For internal networks or targets with no passive data, a controlled active check is necessary. Keeping it as a provider isolates the risk and complexity.

Controller

Automation & Scheduling: Package the scanner for scheduled runs (Docker image, systemd service). Integrate with workflow tools (Apache Airflow, Rundeck) for regular scanning jobs.

The scanner must run reliably without manual intervention to provide continuous visibility.

Integration

Obsidian Desk Integration: Build automation to consume a Desk’s Artefact List and propose or generate a draft fingerprint.yaml.

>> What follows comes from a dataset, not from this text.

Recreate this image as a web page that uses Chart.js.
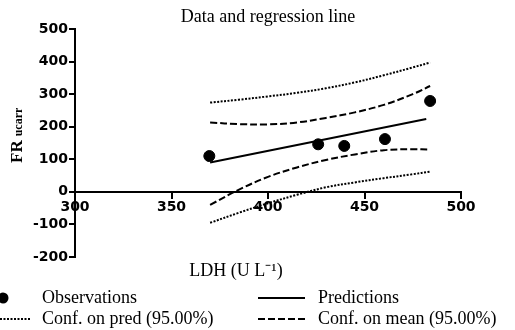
<!DOCTYPE html>
<html>
<head>
<meta charset="utf-8">
<script src="https://cdn.jsdelivr.net/npm/chart.js@4"></script>
<style>
  html, body { margin: 0; padding: 0; background: #fff; }
  #wrap { width: 515px; height: 330px; }
</style>
</head>
<body>
<div id="wrap"><canvas id="chart" width="515" height="330"></canvas></div>
<script>
// valores
const obsX = [369.6, 426, 439.5, 460.6, 484];
const obsY = [110, 146, 141, 162, 279];

const predX = [370, 482];
const predY = [90, 224];

const bandX = [370, 385, 400, 415, 430, 445, 460, 475, 484];
const meanUpper = [213, 208, 207, 213, 227, 244, 267, 300, 325];
const meanLower = [-40, 7, 46, 75, 98, 115, 128, 131, 130];
const predUpper = [274, 283, 293, 304, 318, 336, 358, 382, 397];
const predLower = [-95, -64, -35, -9, 14, 29, 42, 54, 62];

const xTicks = [300, 350, 400, 450, 500];
const yTicks = [-200, -100, 0, 100, 200, 300, 400, 500];

const pts = (xs, ys) => xs.map((x, i) => ({ x, y: ys[i] }));

const SERIF = '"Liberation Serif", "Times New Roman", serif';
const TICK_FONT = { family: '"DejaVu Sans", sans-serif', size: 14, weight: "bold" };

const DASH_MEAN = [7, 3];
const DASH_PRED = [2, 1.5];

// títulos, legenda e rótulo do eixo y desenhados à mão
const extrasPlugin = {
  id: "extras",
  afterDraw(chart) {
    const ctx = chart.ctx;
    ctx.save();
    ctx.fillStyle = "#000";
    ctx.strokeStyle = "#000";

    ctx.font = "18px " + SERIF;
    ctx.textAlign = "center";
    ctx.textBaseline = "middle";
    ctx.fillText("Data and regression line", 268, 17);
    ctx.fillText("LDH (U L\u207B\u00B9)", 236, 271);

    // rótulo vertical "FR ucarr"
    ctx.save();
    ctx.translate(18, 163);
    ctx.rotate(-Math.PI / 2);
    ctx.textAlign = "left";
    ctx.font = "bold 17px " + SERIF;
    ctx.fillText("FR", 0, 0);
    const w = ctx.measureText("FR").width;
    ctx.font = "bold 12px " + SERIF;
    ctx.fillText("ucarr", w + 4, 1);
    ctx.restore();

    ctx.textAlign = "left";
    const row1 = 298, row2 = 319;

    ctx.beginPath();
    ctx.arc(3, row1, 5.5, 0, Math.PI * 2);
    ctx.fill();
    ctx.fillText("Observations", 42, row1);

    ctx.lineWidth = 2;
    ctx.setLineDash(DASH_PRED);
    ctx.beginPath();
    ctx.moveTo(0, row2); ctx.lineTo(31, row2);
    ctx.stroke();
    ctx.setLineDash([]);
    ctx.fillText("Conf. on pred (95.00%)", 42, row2);

    ctx.beginPath();
    ctx.moveTo(258, row1); ctx.lineTo(305, row1);
    ctx.stroke();
    ctx.fillText("Predictions", 318, row1);

    ctx.setLineDash(DASH_MEAN);
    ctx.beginPath();
    ctx.moveTo(258, row2); ctx.lineTo(305, row2);
    ctx.stroke();
    ctx.setLineDash([]);
    ctx.fillText("Conf. on mean (95.00%)", 318, row2);

    ctx.restore();
  }
};

const lineDs = (label, data, dash) => ({
  label,
  data,
  showLine: true,
  borderColor: "#000",
  backgroundColor: "#000",
  borderWidth: 2,
  borderDash: dash,
  pointRadius: 0,
  tension: 0.35,
  fill: false
});

new Chart(document.getElementById("chart").getContext("2d"), {
  type: "scatter",
  data: {
    datasets: [
      {
        label: "Observations",
        data: pts(obsX, obsY),
        pointRadius: 5.5,
        pointBackgroundColor: "#000",
        pointBorderColor: "#000",
        showLine: false
      },
      lineDs("Predictions", pts(predX, predY), []),
      lineDs("Conf. on mean (95.00%)", pts(bandX, meanUpper), DASH_MEAN),
      lineDs("Conf. on mean (95.00%)", pts(bandX, meanLower), DASH_MEAN),
      lineDs("Conf. on pred (95.00%)", pts(bandX, predUpper), DASH_PRED),
      lineDs("Conf. on pred (95.00%)", pts(bandX, predLower), DASH_PRED)
    ]
  },
  options: {
    responsive: false,
    animation: false,
    layout: { padding: { top: 29, right: 54, bottom: 73, left: 0 } },
    plugins: {
      legend: { display: false },
      title: { display: false },
      tooltip: { enabled: false }
    },
    scales: {
      x: {
        type: "linear",
        position: { y: 0 },
        min: 300,
        max: 500,
        afterBuildTicks: (axis) => { axis.ticks = xTicks.map(v => ({ value: v })); },
        ticks: { color: "#000", font: TICK_FONT, padding: 1, maxRotation: 0 },
        grid: { display: true, drawOnChartArea: false, color: "#000", lineWidth: 2, tickLength: 6 },
        border: { display: true, color: "#000", width: 2 }
      },
      y: {
        min: -200,
        max: 500,
        afterBuildTicks: (axis) => { axis.ticks = yTicks.map(v => ({ value: v })); },
        afterFit: (axis) => { axis.width = 75; },
        ticks: { color: "#000", font: TICK_FONT, padding: 1 },
        title: { display: false },
        grid: { display: true, drawOnChartArea: false, color: "#000", lineWidth: 2, tickLength: 6 },
        border: { display: true, color: "#000", width: 2 }
      }
    }
  },
  plugins: [extrasPlugin]
});
</script>
</body>
</html>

Closes the loop between analysis (Desk) and detection (Scanner), dramatically speeding up the fingerprint creation process.

Engine/Evaluator

Confidence Scoring: Extend the evaluator.py and evidence.py model to output a confidence score (e.g., HIGH for 3/3 probes, MEDIUM for 1/1 unique probe) alongside the boolean match.

Helps operators prioritize findings. A HIGH confidence match on a critical vulnerability is a P0 ticket.

Non-goals

To prevent scope creep, the following are explicitly out of scope for the foreseeable future:

  • Graphical User Interface (GUI): The tool is and will remain a CLI/API-driven service.

  • Real-Time Streaming Analysis: The scanner operates on defined target lists and schedules, not as a live packet analysis engine.

  • Exploitation or Post-Exploitation: The scanner’s purpose is identification and fingerprinting. It will never contain payloads or exploit code.

  • Stealth or Evasion Techniques: The active probe module will perform straightforward, identifiable requests. It is a diagnostic tool, not a penetration testing tool.

Success metrics

The transition from spike to operational tool will be measured by:

  1. Reliability: Can run a scan of 10,000 targets over 24 hours without crashing, respecting all API limits.

  2. Coverage: Successfully identifies targets across multiple data sources (2+ public APIs, 1 internal source).

  3. Integration: Produces outputs consumed by at least two other operational systems (e.g., SIEM, ticketing system).

  4. Speed: From fingerprint definition (fingerprint.yaml) to first results in production is under 1 hour.

This roadmap uses the spike architecture as a stable foundation, detailing what to build next while respecting the clear separation of concerns you’ve already defined. The path is incremental, de-risked, and focused on operational utility.